AB: I am struggling to do that right now in the book I am writing, a new graphic memoir I’m writing, which is kind of about how I think too much. How I have this hyperactive mind that’s always thinking and narrating and writing and how I long to just be more spontaneous, to just exist and do things. But the fact is, I could not be writing this book if I did not have all these crazy, excessively detailed diary entries from my whole life, which I’m using to figure out the story, figure out why things happened the way they did in my life. So it’s a funny conundrum. I’m using all those observations, all that hyper-thinking and trying to keep track of myself, as a way of pushing through it, trying to find my way to a place where I don’t need to do that.

TD: So it’s an on-going process.

AB: It is, but I would say that I’m less — well, I don’t know — the one way I’m still keeping track of my life is I’m sitting here in my basement writing memoirs, but I’m also keeping less track in a way because I’m not writing these minute journal entries about every move I make like I did when I was younger. So that seems like some improvement.

TD: Do you think you’ll always be drawn to doing this sort of personal, introspective work? Is that the trajectory [you see for] your career?

AB: I don’t know. I don’t really feel a pull to write fiction. I feel so much more interested in the real stuff of life. I don’t rule out that I would go back to some kind of fiction, but I don’t really see that as necessarily. I guess I used to see that as some kind of evolution or forward movement, but I’m not so sure now. I feel like it’s perfectly legitimate to write about yourself as long as you feel like. So maybe that’s what I’m going to do.

I’m trying to remember what I was going to say before. I do know that when I was, I used to get criticized a lot for not drawing more femme characters, that my characters were too butch or too unattractive. And I would struggle to balance it out and have more femme characters.
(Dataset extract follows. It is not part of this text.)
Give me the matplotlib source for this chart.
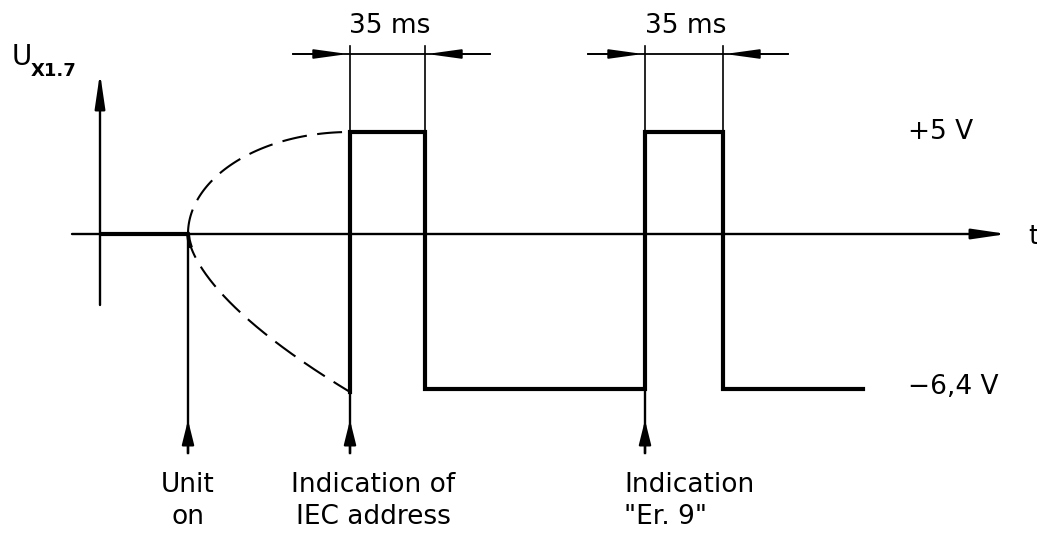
import numpy as np
import matplotlib
matplotlib.use("Agg")
import matplotlib.pyplot as plt

# drawing units: t along the time axis, y = height above the 0 V line
t_axis_start = 72
t_axis_end = 1007
t_yaxis = 100
t_unit_on = 188          # "Unit on"
t_pulse1 = [350, 425]    # IEC address pulse
t_pulse2 = [645, 723]    # "Er. 9" pulse
t_trace_end = 863

level_high = 102     # +5 V
level_low = -155     # -6,4 V
yaxis_top = 161
yaxis_bottom = -71
dim_y = 180          # 35 ms dimension line
ext_top = 188
mark_bottom = -219   # bottom of the event marker lines
mark_tip = -186

level_labels = ["+5 V", "\u22126,4 V"]
dim_label = "35 ms"
event_labels = ["Unit\non", "Indication of\nIEC address", "Indication\n\"Er. 9\""]

thin = 1.7
thick = 3.0
fs = 19

fig = plt.figure(figsize=(10.37, 5.35), dpi=100)
ax = fig.add_axes([0, 0, 1, 1])
ax.set_xlim(0, 1037)
ax.set_ylim(-301, 234)
ax.axis("off")

def arrow(x0, y0, x1, y1, hl=1.5, hw=0.22, lw=thin):
    ax.annotate("", xy=(x1, y1), xytext=(x0, y0),
                arrowprops=dict(arrowstyle="-|>,head_length=%g,head_width=%g" % (hl, hw),
                                lw=lw, color="black", mutation_scale=14,
                                shrinkA=0, shrinkB=0))

# axes
arrow(t_axis_start, 0, t_axis_end, 0)
arrow(t_yaxis, yaxis_bottom, t_yaxis, yaxis_top)

# signal trace
ax.plot([t_yaxis, t_unit_on], [0, 0], color="black", lw=thick, solid_capstyle="butt")
tx = [t_pulse1[0], t_pulse1[0], t_pulse1[1], t_pulse1[1],
      t_pulse2[0], t_pulse2[0], t_pulse2[1], t_pulse2[1], t_trace_end]
ty = [level_low - 3, level_high, level_high, level_low,
      level_low, level_high, level_high, level_low, level_low]
ax.plot(tx, ty, color="black", lw=thick, solid_joinstyle="miter")

# dashed start-up envelopes
span = t_pulse1[0] - t_unit_on
th = np.linspace(0, np.pi / 2, 120)
ax.plot(t_pulse1[0] - span * np.cos(th), level_high * np.sin(th),
        color="black", lw=1.5, dashes=(12, 5), dash_capstyle="butt")
s = np.linspace(0, 1, 200)
low_x = t_unit_on + span * s
low_y = (level_low - 3) * s ** 0.62
ax.plot(low_x, low_y, color="black", lw=1.5, dashes=(12, 5), dash_capstyle="butt")
ax.plot(low_x[:4], low_y[:4], color="black", lw=2.8)

# event markers
for t0, y0 in [(t_unit_on, 0), (t_pulse1[0], level_low), (t_pulse2[0], level_low)]:
    ax.plot([t0, t0], [y0, mark_bottom], color="black", lw=thin)
    arrow(t0, mark_bottom, t0, mark_tip, hl=1.05, hw=0.26)

# 35 ms dimensions
for p in [t_pulse1, t_pulse2]:
    for t0 in p:
        ax.plot([t0, t0], [level_high, ext_top], color="black", lw=1.2)
    ax.plot([p[0] - 57, p[1] + 65], [dim_y, dim_y], color="black", lw=1.3)
    arrow(p[0] - 57, dim_y, p[0] - 2, dim_y, hl=1.45, hw=0.2, lw=1.3)
    arrow(p[1] + 65, dim_y, p[1] + 2, dim_y, hl=1.45, hw=0.2, lw=1.3)
    ax.text((p[0] + p[1]) / 2 + 2, dim_y + 28, dim_label, fontsize=fs,
            ha="center", va="center")

# level labels
ax.text(908, level_high, level_labels[0], fontsize=fs, ha="left", va="center")
ax.text(908, level_low + 2, level_labels[1], fontsize=fs, ha="left", va="center")
ax.text(1033, -3, "t", fontsize=fs, ha="center", va="center")

# y-axis label
ax.text(12, 177, "U", fontsize=fs + 1, ha="left", va="center")
ax.text(31, 163, "X1.7", fontsize=13, fontweight="bold", ha="left", va="center")

# event labels
ax.text(t_unit_on, -267, event_labels[0], fontsize=fs, ha="center", va="center",
        linespacing=1.25, multialignment="center")
ax.text(373, -267, event_labels[1], fontsize=fs, ha="center", va="center",
        linespacing=1.25, multialignment="center")
ax.text(624, -267, event_labels[2], fontsize=fs, ha="left", va="center",
        linespacing=1.25, multialignment="left")

fig.savefig("out.png", dpi=100)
TD: Did you feel obligated to balance it out? Or would that not have occurred to you without those outside voices telling you that you were doing it wrong?
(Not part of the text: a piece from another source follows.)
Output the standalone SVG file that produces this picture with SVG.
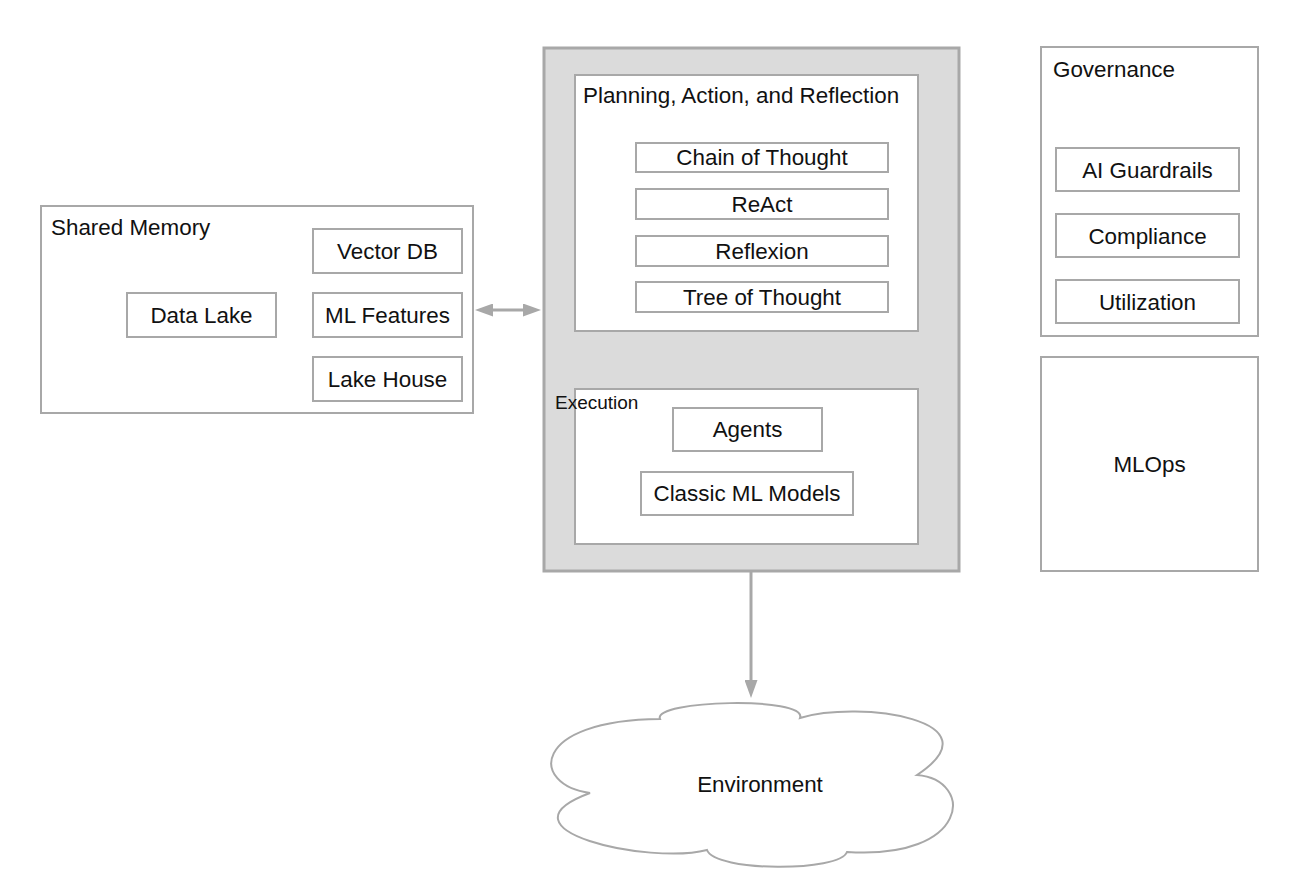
<svg xmlns="http://www.w3.org/2000/svg" width="1302" height="884" viewBox="0 0 1302 884">
<style>
  .box { fill: #ffffff; stroke: #a8a8a8; stroke-width: 2; }
  .outer { fill: #dbdbdb; stroke: #a8a8a8; stroke-width: 3; }
  .t { font-family: "Liberation Sans", Arial, sans-serif; font-size: 22.4px; fill: #111111; }
  .c { text-anchor: middle; }
  .small { font-size: 19px; }
  .conn { stroke: #a8a8a8; stroke-width: 3; fill: none; }
</style>
<defs>
  <marker id="head" viewBox="0 0 18 13" refX="12" refY="6.5" markerWidth="18" markerHeight="13" markerUnits="userSpaceOnUse" orient="auto-start-reverse">
    <path d="M0,0 L18,6.5 L0,13 z" fill="#a8a8a8"/>
  </marker>
</defs>
<rect width="1302" height="884" fill="#ffffff"/>

<g id="shared-memory">
  <rect class="box" x="41" y="206" width="432" height="207"/>
  <text class="t" x="51" y="235">Shared Memory</text>
  <g id="vector-db"><rect class="box" x="313" y="229" width="149" height="44"/><text class="t c" x="387.5" y="258.5">Vector DB</text></g>
  <g id="ml-features"><rect class="box" x="313" y="293" width="149" height="44"/><text class="t c" x="387.5" y="322.5">ML Features</text></g>
  <g id="lake-house"><rect class="box" x="313" y="357" width="149" height="44"/><text class="t c" x="387.5" y="386.5">Lake House</text></g>
  <g id="data-lake"><rect class="box" x="127" y="293" width="149" height="44"/><text class="t c" x="201.5" y="322.5">Data Lake</text></g>
</g>

<g id="core">
  <rect class="outer" x="544" y="48" width="415" height="523"/>
  <g id="planning">
    <rect class="box" x="575" y="75" width="343" height="256"/>
    <text class="t" x="583" y="103">Planning, Action, and Reflection</text>
    <g id="cot"><rect class="box" x="636" y="143" width="252" height="29"/><text class="t c" x="762" y="165">Chain of Thought</text></g>
    <g id="react"><rect class="box" x="636" y="189" width="252" height="30"/><text class="t c" x="762" y="211.5">ReAct</text></g>
    <g id="reflexion"><rect class="box" x="636" y="236" width="252" height="30"/><text class="t c" x="762" y="258.5">Reflexion</text></g>
    <g id="tot"><rect class="box" x="636" y="282" width="252" height="30"/><text class="t c" x="762" y="304.5">Tree of Thought</text></g>
  </g>
  <g id="execution">
    <rect class="box" x="575" y="389" width="343" height="155"/>
    <text class="t small" x="555" y="409">Execution</text>
    <g id="agents"><rect class="box" x="673" y="408" width="149" height="43"/><text class="t c" x="747.5" y="437">Agents</text></g>
    <g id="classic-ml"><rect class="box" x="641" y="472" width="212" height="43"/><text class="t c" x="747" y="501">Classic ML Models</text></g>
  </g>
</g>

<g id="governance">
  <rect class="box" x="1041" y="47" width="217" height="289"/>
  <text class="t" x="1053" y="76.5">Governance</text>
  <g id="guardrails"><rect class="box" x="1056" y="148" width="183" height="43"/><text class="t c" x="1147.5" y="177.5">AI Guardrails</text></g>
  <g id="compliance"><rect class="box" x="1056" y="214" width="183" height="43"/><text class="t c" x="1147.5" y="243.5">Compliance</text></g>
  <g id="utilization"><rect class="box" x="1056" y="280" width="183" height="43"/><text class="t c" x="1147.5" y="309.5">Utilization</text></g>
</g>

<g id="mlops">
  <rect class="box" x="1041" y="357" width="217" height="214"/>
  <text class="t c" x="1149.5" y="472">MLOps</text>
</g>

<g id="environment">
  <path class="box" stroke-width="2.5" d="M660,719 C652,700 808,696 800,718 C860,700 1000,720 917,775 C975,780 970,860 847,852 C840,872 715,872 707,850 C650,865 490,830 590,793 C530,785 530,720 660,719 Z"/>
  <text class="t c" x="760" y="792">Environment</text>
</g>

<g id="connectors">
  <line class="conn" x1="481" y1="310" x2="535" y2="310" marker-start="url(#head)" marker-end="url(#head)"/>
  <line class="conn" x1="751" y1="572" x2="751" y2="692" marker-end="url(#head)"/>
</g>
</svg>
AB: I always felt like I wanted to — I wasn’t just telling my story, I was kind of reporting on the community, and I knew I could only report on a tiny swath of the lesbian community. I tried to be diverse in as many ways as I could. So I had a little bit of obligation to listen to people when they said they wanted more femme characters.

TD: How have your feelings on “Ulysses” (1922) changed since that first reading in college?

AB: My feelings about “Ulysses” changed when I realized I could use it to my own ends in telling that story about my dad … I had been very sort of dismissive of it, like it seemed like this crazy, unreadable, elitist project. But as I found myself reading it, since I was going to attempt to write about it, I understood more of how it worked as literature … I would say that writing “Fun Home” for me redeemed all of that literature for me, that I’d been put off by for one reason or another … It was like a graduate course that I pushed myself through. I came to understand something about literature in writing that book that I had not understood from all of my English classes.

TD: What was that?

AB: I guess I never could really understand how a story could be about more than what it appeared to be on the page. I was very literal in college. It was just like, oh, this is a story about this guy walking around Dublin. But then with my more adult perspective, I could understand this more mythological aspect of it.

TD: I wonder if the mediums of drawing and writing, which are your bread and butter, were helpful to making that connection.

AB: At that point in my life I had learned how to tell stories with pictures and that enabled me to think about stuff in this combined way, this image-and-text way that enabled me to get somewhere that I hadn’t been able to do with just words.

Editor’s note: This interview has been edited for clarity and length.